Rechtspraak
Power-Packer/werknemer
Werknemer is sinds 15 juni 1991 werkzaam bij Power-Packer, laatstelijk in de functie van ploegleider. Op 20 april 2011 wordt werknemer wegens onvoldoende functioneren in de functie van montagemedewerker geplaatst. Werknemer heeft zich vervolgens ziek gemeld. Thans verzoekt Power-Packer om ontbinding van de arbeidsovereenkomst. De arbeidsrelatie tussen partijen wordt sinds oktober 2010 gekenmerkt door een stroeve samenwerking en incidenten. In dagelijkse gesprekken heeft Power-Packer getracht de situatie te verbeteren, maar zonder resultaat. Gezien de ontstane situatie is Power-Packer van mening dat van haar niet kan worden gevergd het dienstverband met werknemer voort te zetten.
De kantonrechter oordeelt als volgt. Vast staat dat werknemer gedurende de vijftien jaar dat hij als ploegleider heeft gefunctioneerd, hij dat tot tevredenheid van zijn werkgever heeft gedaan, afgezien van het laatste halfjaar. Duidelijk is dat de problemen beginnen wanneer eind 2010 een bredere inzetbaarheid wordt verlangd van de ploegleiders bij Power-Packer. De verhouding tussen partijen moet als zodanig verstoord worden aangemerkt, dat een vruchtbare voortzetting van de arbeidsverhouding tussen partijen niet meer tot de mogelijkheden behoort. Werknemer wil alleen maar werken als ploegleider en Power-Packer wil hem in die functie niet meer op de werkvloer toelaten.

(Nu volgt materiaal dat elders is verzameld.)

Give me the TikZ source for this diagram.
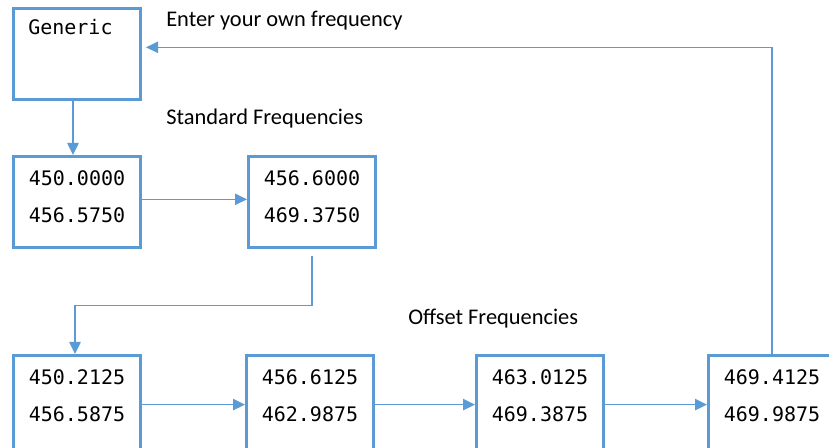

Partijen zijn het erover eens dat de ontbinding van de arbeidsovereenkomst gepaard dient te gaan met een ontbindingsvergoeding. Omtrent de hoogte van die vergoeding hebben zij evenwel geen overeenstemming kunnen bereiken. De kantonrechter schat in dat Power-Packer de ontstane situatie met werknemer wel erg negatief heeft benaderd. Werknemer wordt door Power-Packer in een tijdsbestek van ruim een halfjaar van zeer gewaardeerd ploegleider getransformeerd tot dissonant en geplaatst in een lagere functie. Op geen enkele wijze is gebleken dat Power-Packer heeft gepoogd werknemer mee te krijgen in de door haar gewenste werkwijze. Daartegenover staat dat een wat flexibeler opstelling werknemer niet had misstaan. De kantonrechter weegt het gebrek aan geduld en inlevingsvermogen, waaruit een negatieve insteek met betrekking tot het probleem dat zich voordeed is voortgevloeid, aan de kant van de werkgever zwaarder dan de starheid aan de zijde van de werknemer. Volgt ontbinding met C=1,5.